- [Data]
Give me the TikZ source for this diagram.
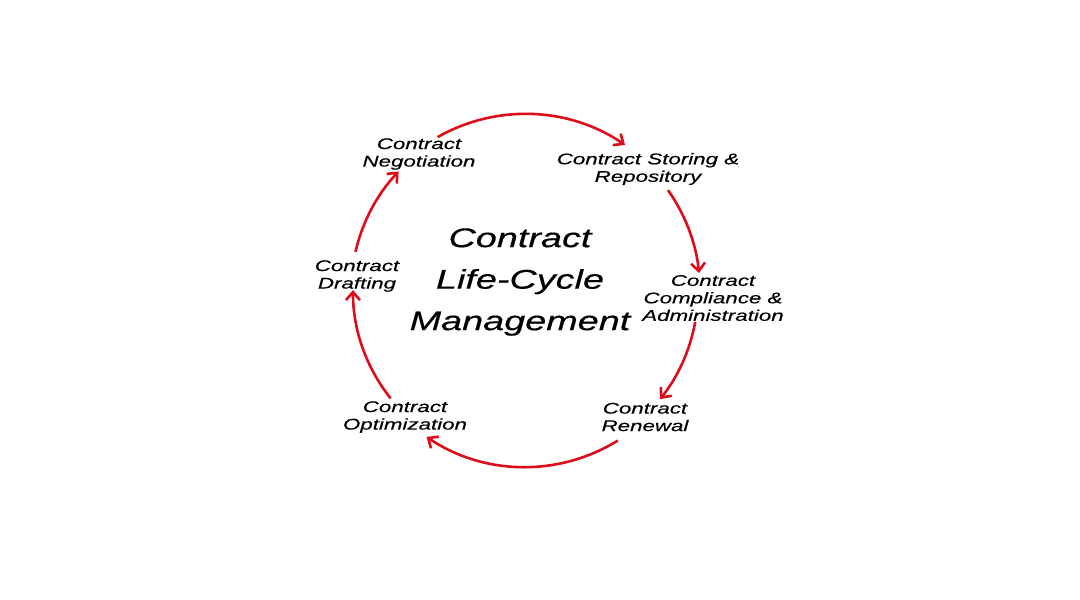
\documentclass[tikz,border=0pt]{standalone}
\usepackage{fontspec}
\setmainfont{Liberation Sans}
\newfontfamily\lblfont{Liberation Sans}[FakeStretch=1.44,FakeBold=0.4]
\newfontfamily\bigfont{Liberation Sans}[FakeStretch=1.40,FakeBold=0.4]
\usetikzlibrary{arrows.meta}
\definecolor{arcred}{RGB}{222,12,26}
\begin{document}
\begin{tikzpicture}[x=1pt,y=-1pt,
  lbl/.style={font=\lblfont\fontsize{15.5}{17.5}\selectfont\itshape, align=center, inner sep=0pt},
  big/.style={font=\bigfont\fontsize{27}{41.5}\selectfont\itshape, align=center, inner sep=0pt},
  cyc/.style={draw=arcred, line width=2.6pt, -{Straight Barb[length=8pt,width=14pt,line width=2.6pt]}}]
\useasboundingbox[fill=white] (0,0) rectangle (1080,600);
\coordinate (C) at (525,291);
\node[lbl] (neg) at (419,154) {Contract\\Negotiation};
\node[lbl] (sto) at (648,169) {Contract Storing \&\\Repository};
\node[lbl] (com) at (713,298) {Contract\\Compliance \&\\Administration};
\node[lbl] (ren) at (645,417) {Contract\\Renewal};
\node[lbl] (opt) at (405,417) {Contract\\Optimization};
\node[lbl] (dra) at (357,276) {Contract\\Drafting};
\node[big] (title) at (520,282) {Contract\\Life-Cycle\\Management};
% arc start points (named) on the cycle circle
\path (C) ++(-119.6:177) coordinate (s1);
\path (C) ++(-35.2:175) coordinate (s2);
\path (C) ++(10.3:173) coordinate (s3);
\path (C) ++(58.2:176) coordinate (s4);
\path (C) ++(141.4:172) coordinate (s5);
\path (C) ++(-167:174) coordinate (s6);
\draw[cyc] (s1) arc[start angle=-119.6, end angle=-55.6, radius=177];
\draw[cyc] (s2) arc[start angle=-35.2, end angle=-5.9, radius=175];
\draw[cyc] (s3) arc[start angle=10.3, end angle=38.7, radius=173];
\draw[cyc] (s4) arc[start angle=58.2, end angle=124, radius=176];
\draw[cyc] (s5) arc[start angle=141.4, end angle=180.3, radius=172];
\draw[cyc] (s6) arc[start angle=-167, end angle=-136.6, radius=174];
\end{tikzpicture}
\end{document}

- [Work to be completed] Reproduce every line precisely as given, omitting all pictures.

- [Result of this exercise]
Give me the TikZ source for this diagram.
\documentclass[tikz,border=0pt]{standalone}
\usepackage{fontspec}
\setmainfont{Liberation Sans}
\newfontfamily\lblfont{Liberation Sans}[FakeStretch=1.44,FakeBold=0.4]
\newfontfamily\bigfont{Liberation Sans}[FakeStretch=1.40,FakeBold=0.4]
\usetikzlibrary{arrows.meta}
\definecolor{arcred}{RGB}{222,12,26}
\begin{document}
\begin{tikzpicture}[x=1pt,y=-1pt,
  lbl/.style={font=\lblfont\fontsize{15.5}{17.5}\selectfont\itshape, align=center, inner sep=0pt},
  big/.style={font=\bigfont\fontsize{27}{41.5}\selectfont\itshape, align=center, inner sep=0pt},
  cyc/.style={draw=arcred, line width=2.6pt, -{Straight Barb[length=8pt,width=14pt,line width=2.6pt]}}]
\useasboundingbox[fill=white] (0,0) rectangle (1080,600);
\coordinate (C) at (525,291);
\node[lbl] (neg) at (419,154) {Contract\\Negotiation};
\node[lbl] (sto) at (648,169) {Contract Storing \&\\Repository};
\node[lbl] (com) at (713,298) {Contract\\Compliance \&\\Administration};
\node[lbl] (ren) at (645,417) {Contract\\Renewal};
\node[lbl] (opt) at (405,417) {Contract\\Optimization};
\node[lbl] (dra) at (357,276) {Contract\\Drafting};
\node[big] (title) at (520,282) {Contract\\Life-Cycle\\Management};
% arc start points (named) on the cycle circle
\path (C) ++(-119.6:177) coordinate (s1);
\path (C) ++(-35.2:175) coordinate (s2);
\path (C) ++(10.3:173) coordinate (s3);
\path (C) ++(58.2:176) coordinate (s4);
\path (C) ++(141.4:172) coordinate (s5);
\path (C) ++(-167:174) coordinate (s6);
\draw[cyc] (s1) arc[start angle=-119.6, end angle=-55.6, radius=177];
\draw[cyc] (s2) arc[start angle=-35.2, end angle=-5.9, radius=175];
\draw[cyc] (s3) arc[start angle=10.3, end angle=38.7, radius=173];
\draw[cyc] (s4) arc[start angle=58.2, end angle=124, radius=176];
\draw[cyc] (s5) arc[start angle=141.4, end angle=180.3, radius=172];
\draw[cyc] (s6) arc[start angle=-167, end angle=-136.6, radius=174];
\end{tikzpicture}
\end{document}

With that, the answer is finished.